Pumpkin Spiced Doughnuts

OK, so i’m sure you’re wondering how you make a ‘healthy doughnut’? Do they even exist? Of course! But aren’t they supposed to be an indulgent treat when you just need something sweet and comforting to eat?
Well these are both of those, combined we’ll call them a ‘healthy treat’ as they are just the treat you’re looking for with that afternoon tea or coffee – all the pleasure, none of the guilt!

Pumpkin Spiced Doughnuts

Using coconut nectar sugar, no dairy, pumpkin purée (with all the goodness of high fibre, heart healthy, mood boosting pumpkins) these are already set to be a satisfying nibble.
Always the coconut fan, using coconut oil & sugar gives these a great taste and texture alongside the cinnamon/nutmeg/vanilla – not a processed ingredient in these, too right!

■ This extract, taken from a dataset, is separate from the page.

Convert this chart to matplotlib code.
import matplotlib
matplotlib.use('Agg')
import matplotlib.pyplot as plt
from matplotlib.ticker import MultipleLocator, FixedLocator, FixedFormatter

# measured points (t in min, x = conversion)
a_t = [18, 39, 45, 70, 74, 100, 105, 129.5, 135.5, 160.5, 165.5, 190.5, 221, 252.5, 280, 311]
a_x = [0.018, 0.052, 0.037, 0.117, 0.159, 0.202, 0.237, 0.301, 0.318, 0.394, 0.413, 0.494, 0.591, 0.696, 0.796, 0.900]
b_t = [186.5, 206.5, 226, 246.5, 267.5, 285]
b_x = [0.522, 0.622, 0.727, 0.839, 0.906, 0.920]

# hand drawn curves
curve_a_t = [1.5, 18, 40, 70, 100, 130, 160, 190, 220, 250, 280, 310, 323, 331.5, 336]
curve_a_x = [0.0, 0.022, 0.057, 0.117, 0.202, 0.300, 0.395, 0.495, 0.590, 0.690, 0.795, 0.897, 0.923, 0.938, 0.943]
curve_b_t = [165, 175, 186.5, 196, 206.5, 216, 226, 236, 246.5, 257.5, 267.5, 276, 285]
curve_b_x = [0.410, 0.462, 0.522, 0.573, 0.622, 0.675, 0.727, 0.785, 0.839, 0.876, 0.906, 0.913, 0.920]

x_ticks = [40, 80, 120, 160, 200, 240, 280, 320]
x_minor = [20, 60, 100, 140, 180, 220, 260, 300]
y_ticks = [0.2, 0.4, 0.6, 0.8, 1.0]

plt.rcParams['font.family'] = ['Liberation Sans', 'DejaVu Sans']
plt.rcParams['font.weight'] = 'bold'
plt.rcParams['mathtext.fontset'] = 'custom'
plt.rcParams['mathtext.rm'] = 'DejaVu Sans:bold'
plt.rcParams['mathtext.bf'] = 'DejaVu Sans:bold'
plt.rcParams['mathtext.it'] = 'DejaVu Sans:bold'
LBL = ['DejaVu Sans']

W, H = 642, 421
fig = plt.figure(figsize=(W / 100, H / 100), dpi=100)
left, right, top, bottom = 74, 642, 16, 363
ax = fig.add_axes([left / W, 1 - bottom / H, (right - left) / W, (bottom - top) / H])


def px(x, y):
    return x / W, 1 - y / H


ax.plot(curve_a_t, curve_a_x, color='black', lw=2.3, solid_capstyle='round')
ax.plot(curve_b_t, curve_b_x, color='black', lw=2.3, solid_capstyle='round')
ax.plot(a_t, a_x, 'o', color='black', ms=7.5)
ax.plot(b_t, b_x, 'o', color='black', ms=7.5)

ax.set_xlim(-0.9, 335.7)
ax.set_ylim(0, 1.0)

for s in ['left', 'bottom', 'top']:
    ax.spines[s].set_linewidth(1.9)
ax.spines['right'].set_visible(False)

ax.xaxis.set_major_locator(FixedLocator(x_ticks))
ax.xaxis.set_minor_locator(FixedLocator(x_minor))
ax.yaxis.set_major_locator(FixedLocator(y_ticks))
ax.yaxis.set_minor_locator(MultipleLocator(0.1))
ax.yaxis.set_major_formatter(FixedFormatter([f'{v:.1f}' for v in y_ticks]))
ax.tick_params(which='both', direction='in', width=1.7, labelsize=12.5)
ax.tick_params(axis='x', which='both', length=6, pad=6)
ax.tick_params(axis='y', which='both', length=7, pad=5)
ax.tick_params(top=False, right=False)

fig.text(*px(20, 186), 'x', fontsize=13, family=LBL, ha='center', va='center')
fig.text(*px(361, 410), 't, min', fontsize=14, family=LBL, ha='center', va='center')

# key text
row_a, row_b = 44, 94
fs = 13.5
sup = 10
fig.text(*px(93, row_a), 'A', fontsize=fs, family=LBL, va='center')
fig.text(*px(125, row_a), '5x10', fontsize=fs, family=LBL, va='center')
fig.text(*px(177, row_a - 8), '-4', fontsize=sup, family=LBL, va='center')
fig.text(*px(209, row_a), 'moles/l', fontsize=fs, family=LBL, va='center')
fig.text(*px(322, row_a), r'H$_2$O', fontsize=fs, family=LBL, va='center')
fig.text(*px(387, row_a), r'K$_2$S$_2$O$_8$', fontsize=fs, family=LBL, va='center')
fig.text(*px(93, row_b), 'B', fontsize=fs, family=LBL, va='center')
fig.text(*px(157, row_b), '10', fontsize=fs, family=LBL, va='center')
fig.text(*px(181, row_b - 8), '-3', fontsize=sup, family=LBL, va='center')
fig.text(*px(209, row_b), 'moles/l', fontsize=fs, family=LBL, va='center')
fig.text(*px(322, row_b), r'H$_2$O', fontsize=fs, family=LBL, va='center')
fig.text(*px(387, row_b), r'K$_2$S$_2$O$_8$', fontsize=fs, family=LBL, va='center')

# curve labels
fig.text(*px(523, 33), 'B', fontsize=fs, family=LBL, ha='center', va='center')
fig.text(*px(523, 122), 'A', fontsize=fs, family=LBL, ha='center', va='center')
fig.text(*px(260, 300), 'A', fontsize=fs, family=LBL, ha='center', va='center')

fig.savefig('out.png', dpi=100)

The recipe makes 6 pumpkin spiced doughnuts, you may however be referring back to this recipe and letting your friends and family know that there is life beyond Krispy Kremes…

Pumpkin Spiced Doughnuts

Pumpkin spiced doughnuts

(makes 6)
1 cup oat flour
1 tablespoon cornstarch
1 teaspoon baking powder
1/4 teaspoon baking soda
pinch salt
1/4 cup coconut sugar
1/2 teaspoon ginger, nutmeg + cinnamon

3/4 cup pumpkin purée
1 tablespoon flaxmeal + 1/4 cup coconut milk
2 tablespoons coconut oil
3 tablespoons maple syrup
1/ teaspoon vanilla extract

coconut cream frosting:
3 tablespoons coconut cream,1 tablespoon maple syrup, 1 tablespoon shredded coconut + 1/2 teaspoon vanilla extract

Method:

  1. Preheat oven to 180 ºC. Combine the flax + coconut water in a small bowl.
  2. Add the first 7 dry ingredients to a bowl + mix thoroughly.
  3. Add the pumpkin, oil, maple syrup + vanilla to the flax mixture + whisk well. Add this mixture to the dry bowl to produce a thick batter.
  4. Transfer the batter to a silicone or greased doughnut pan. Bake for 20 minutes or until inserted toothpick comes out clean.
  5. Blitz the icing ingredients together + smother. Eat any leftovers.